Entries with chart source code:

....

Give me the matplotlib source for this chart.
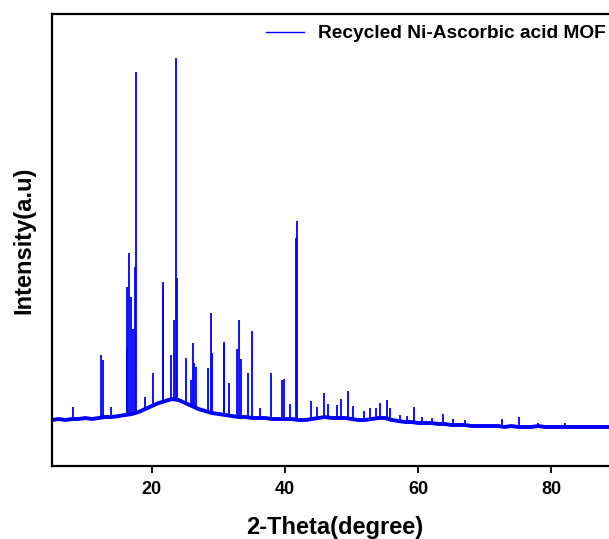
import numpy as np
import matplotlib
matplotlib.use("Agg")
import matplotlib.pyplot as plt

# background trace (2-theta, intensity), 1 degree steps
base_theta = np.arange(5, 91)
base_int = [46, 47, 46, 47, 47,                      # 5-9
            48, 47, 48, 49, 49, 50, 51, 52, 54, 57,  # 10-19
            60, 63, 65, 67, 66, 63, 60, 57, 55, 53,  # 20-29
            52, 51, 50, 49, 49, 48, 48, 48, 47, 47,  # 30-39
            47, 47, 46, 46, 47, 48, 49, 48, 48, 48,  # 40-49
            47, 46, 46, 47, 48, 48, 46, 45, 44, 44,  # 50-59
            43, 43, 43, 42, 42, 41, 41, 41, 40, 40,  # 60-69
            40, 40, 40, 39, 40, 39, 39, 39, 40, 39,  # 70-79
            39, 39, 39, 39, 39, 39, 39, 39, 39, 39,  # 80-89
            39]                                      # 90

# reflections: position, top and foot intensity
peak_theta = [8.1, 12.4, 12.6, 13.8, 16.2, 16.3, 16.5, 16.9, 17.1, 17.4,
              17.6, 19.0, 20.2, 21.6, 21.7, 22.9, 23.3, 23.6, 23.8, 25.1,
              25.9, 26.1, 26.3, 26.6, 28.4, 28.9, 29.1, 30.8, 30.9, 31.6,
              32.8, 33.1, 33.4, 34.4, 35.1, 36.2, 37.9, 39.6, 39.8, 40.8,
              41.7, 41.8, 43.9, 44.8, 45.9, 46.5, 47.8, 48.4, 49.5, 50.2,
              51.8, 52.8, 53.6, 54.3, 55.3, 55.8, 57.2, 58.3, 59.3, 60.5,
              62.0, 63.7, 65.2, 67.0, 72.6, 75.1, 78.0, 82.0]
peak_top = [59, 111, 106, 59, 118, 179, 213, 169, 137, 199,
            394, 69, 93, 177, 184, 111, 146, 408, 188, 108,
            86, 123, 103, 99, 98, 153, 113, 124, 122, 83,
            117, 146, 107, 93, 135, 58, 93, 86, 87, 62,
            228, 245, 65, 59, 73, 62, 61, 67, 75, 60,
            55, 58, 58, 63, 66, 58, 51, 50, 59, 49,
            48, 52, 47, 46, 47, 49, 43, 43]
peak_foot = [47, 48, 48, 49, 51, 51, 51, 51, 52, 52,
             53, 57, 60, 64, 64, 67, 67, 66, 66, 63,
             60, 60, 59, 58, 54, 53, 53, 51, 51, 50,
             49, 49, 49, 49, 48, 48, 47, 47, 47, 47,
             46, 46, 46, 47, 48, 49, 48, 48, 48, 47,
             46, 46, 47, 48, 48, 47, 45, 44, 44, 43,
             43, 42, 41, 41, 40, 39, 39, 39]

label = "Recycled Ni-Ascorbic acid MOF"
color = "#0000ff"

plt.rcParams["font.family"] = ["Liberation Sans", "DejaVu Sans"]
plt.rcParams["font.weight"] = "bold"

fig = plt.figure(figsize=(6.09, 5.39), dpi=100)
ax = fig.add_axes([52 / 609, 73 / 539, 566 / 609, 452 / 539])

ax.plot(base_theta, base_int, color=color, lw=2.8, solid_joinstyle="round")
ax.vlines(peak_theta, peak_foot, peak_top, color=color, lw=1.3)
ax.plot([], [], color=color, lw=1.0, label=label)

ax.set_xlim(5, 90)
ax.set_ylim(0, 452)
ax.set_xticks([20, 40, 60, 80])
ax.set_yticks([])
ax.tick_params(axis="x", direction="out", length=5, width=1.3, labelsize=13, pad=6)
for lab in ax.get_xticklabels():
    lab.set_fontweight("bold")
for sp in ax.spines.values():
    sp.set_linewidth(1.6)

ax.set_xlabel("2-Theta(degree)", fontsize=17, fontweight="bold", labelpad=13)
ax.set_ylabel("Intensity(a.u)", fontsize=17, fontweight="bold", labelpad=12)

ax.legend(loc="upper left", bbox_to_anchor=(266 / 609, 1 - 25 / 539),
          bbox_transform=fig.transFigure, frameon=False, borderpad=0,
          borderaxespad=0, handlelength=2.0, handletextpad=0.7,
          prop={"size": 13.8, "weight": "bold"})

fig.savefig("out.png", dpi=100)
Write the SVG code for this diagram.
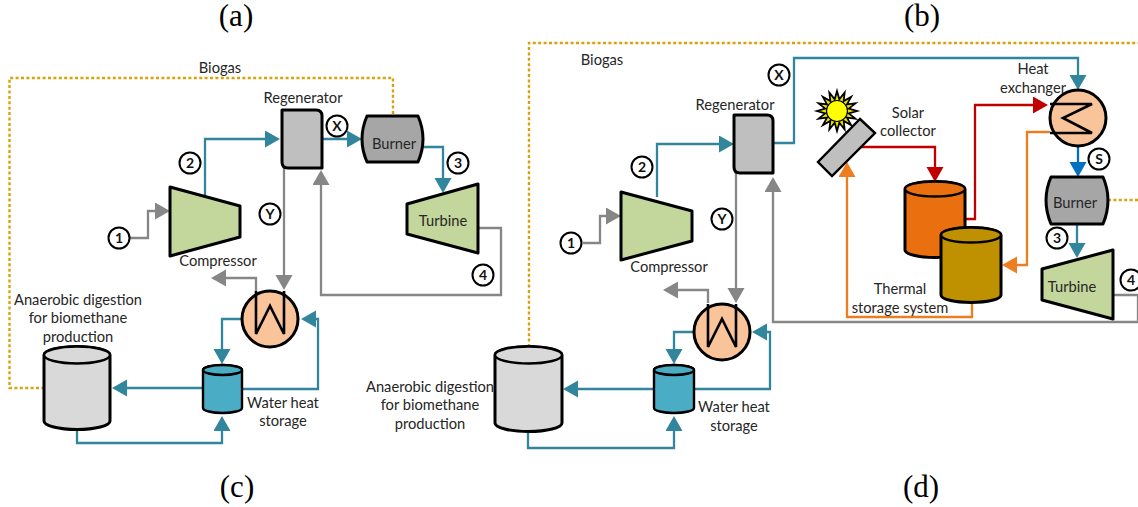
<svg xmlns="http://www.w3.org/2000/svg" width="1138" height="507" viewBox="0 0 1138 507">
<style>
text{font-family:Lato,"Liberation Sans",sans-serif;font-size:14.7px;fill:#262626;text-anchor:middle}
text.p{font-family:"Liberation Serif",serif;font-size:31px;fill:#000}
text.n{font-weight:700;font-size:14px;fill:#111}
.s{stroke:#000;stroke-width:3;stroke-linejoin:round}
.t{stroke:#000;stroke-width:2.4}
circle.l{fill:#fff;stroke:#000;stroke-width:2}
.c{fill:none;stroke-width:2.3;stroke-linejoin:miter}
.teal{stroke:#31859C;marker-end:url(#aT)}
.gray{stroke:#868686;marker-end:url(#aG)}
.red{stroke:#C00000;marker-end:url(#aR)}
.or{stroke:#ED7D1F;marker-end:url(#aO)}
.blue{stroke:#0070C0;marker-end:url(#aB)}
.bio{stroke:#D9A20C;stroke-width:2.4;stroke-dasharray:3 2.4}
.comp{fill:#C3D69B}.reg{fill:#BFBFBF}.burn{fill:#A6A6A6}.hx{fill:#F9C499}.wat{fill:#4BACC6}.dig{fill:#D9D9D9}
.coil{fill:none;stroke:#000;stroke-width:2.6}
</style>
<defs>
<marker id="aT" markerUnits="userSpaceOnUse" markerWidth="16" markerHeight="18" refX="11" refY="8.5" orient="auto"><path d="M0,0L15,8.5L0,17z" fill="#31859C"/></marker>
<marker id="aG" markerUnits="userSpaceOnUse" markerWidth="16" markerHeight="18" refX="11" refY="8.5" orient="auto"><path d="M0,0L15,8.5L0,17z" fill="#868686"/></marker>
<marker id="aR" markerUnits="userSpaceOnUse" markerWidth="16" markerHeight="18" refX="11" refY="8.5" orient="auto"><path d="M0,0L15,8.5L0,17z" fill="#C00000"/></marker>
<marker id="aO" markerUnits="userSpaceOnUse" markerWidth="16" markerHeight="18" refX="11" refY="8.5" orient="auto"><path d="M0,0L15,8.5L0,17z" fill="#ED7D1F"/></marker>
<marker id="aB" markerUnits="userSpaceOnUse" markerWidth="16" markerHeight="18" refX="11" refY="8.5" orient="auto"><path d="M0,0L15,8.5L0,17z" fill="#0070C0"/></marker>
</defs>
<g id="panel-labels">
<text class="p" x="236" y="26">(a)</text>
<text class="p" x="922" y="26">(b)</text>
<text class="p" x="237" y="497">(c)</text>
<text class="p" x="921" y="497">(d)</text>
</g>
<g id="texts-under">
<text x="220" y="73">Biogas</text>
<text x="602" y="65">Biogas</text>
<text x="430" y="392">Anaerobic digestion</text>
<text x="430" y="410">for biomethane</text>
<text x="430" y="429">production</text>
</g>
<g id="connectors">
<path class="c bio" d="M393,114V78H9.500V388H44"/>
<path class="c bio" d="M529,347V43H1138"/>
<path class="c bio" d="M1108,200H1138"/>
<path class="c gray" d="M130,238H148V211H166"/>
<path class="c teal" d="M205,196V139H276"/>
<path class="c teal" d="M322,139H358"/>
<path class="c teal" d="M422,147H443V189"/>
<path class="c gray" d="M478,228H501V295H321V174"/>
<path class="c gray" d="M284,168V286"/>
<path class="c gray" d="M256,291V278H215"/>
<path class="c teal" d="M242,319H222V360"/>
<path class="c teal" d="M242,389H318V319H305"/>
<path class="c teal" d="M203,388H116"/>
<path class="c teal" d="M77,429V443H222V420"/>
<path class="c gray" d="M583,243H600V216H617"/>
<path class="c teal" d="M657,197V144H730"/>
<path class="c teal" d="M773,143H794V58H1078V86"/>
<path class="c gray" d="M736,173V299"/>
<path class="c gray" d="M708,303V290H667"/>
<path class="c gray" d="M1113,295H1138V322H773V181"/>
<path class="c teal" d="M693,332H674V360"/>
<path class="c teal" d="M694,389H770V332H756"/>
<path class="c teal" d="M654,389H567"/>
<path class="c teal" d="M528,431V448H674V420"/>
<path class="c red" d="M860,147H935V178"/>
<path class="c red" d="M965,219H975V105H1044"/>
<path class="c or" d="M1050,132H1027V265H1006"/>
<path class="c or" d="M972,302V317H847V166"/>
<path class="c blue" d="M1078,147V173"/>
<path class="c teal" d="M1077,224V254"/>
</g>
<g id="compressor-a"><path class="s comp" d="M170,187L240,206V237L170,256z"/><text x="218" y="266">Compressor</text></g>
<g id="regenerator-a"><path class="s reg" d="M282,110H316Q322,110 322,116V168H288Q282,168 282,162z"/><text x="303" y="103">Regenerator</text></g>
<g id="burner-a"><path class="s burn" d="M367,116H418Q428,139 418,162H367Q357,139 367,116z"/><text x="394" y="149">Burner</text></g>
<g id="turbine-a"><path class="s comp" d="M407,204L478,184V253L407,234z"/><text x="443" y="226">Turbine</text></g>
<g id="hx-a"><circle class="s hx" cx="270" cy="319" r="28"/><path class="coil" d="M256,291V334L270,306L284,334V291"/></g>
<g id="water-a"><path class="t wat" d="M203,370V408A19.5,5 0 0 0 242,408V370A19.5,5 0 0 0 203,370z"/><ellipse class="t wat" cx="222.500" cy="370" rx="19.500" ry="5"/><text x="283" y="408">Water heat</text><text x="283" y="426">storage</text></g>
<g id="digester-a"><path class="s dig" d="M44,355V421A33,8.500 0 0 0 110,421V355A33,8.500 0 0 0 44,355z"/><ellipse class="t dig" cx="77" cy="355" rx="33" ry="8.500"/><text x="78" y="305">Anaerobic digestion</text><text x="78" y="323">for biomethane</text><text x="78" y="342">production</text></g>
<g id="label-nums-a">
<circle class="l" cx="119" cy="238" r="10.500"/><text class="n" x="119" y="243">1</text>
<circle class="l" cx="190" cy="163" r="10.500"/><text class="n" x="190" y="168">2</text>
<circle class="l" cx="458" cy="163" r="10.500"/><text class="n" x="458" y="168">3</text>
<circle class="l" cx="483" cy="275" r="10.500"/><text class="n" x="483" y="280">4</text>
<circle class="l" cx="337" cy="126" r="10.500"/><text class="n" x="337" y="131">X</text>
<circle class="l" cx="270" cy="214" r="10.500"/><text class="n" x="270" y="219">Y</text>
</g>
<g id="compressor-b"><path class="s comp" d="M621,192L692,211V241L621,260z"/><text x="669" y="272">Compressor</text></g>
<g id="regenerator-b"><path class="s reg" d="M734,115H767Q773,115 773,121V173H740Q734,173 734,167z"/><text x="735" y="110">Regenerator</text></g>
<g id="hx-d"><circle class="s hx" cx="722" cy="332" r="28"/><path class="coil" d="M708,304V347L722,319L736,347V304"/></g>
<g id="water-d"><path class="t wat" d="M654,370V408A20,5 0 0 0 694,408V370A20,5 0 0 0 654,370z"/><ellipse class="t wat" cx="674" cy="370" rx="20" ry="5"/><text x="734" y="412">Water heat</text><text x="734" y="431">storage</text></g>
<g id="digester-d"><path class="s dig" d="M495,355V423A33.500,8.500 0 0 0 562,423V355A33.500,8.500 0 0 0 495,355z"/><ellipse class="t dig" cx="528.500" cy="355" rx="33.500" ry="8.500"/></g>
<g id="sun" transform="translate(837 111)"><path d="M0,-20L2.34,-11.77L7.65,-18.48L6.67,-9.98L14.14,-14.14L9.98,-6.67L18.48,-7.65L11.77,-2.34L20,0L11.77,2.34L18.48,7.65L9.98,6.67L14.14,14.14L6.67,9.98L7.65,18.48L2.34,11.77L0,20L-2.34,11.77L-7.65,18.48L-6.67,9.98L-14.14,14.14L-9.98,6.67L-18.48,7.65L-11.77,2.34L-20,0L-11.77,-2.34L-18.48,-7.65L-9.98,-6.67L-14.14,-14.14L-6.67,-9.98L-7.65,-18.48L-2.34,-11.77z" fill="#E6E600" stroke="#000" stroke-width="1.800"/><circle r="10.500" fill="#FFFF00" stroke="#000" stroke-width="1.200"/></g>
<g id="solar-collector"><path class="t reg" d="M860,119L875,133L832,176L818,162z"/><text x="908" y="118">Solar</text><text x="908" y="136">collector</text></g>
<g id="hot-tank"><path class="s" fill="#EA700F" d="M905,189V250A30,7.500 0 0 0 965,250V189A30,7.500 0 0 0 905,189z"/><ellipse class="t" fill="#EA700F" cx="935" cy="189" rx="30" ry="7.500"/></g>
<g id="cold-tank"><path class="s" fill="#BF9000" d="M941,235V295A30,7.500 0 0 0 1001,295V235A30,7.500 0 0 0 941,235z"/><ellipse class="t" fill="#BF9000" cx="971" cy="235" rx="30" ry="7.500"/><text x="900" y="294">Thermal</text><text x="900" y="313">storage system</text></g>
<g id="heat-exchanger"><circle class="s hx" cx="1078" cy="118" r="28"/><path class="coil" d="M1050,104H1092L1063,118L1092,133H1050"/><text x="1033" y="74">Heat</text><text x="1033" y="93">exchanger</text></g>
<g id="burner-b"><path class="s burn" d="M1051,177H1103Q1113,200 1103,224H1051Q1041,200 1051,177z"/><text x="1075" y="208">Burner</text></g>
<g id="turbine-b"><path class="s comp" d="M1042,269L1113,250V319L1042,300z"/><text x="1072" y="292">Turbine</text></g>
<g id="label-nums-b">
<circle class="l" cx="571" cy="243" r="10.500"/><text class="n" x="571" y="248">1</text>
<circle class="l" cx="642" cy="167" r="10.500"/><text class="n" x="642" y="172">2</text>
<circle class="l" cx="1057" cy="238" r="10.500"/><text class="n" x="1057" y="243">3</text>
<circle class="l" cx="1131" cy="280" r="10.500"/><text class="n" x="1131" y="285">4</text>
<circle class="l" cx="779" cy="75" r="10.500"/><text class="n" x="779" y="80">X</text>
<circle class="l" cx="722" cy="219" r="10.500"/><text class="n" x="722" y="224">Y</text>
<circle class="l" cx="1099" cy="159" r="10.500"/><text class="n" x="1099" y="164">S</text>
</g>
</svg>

....

> **GOAL**
Transcribe exactly, with no pictures, the lines running from the first line of the material through the line holding "import matplotlib.pyplot as plt".

> **SOLUTION**
Give me the matplotlib source for this chart.
import numpy as np
import matplotlib
matplotlib.use("Agg")
import matplotlib.pyplot as plt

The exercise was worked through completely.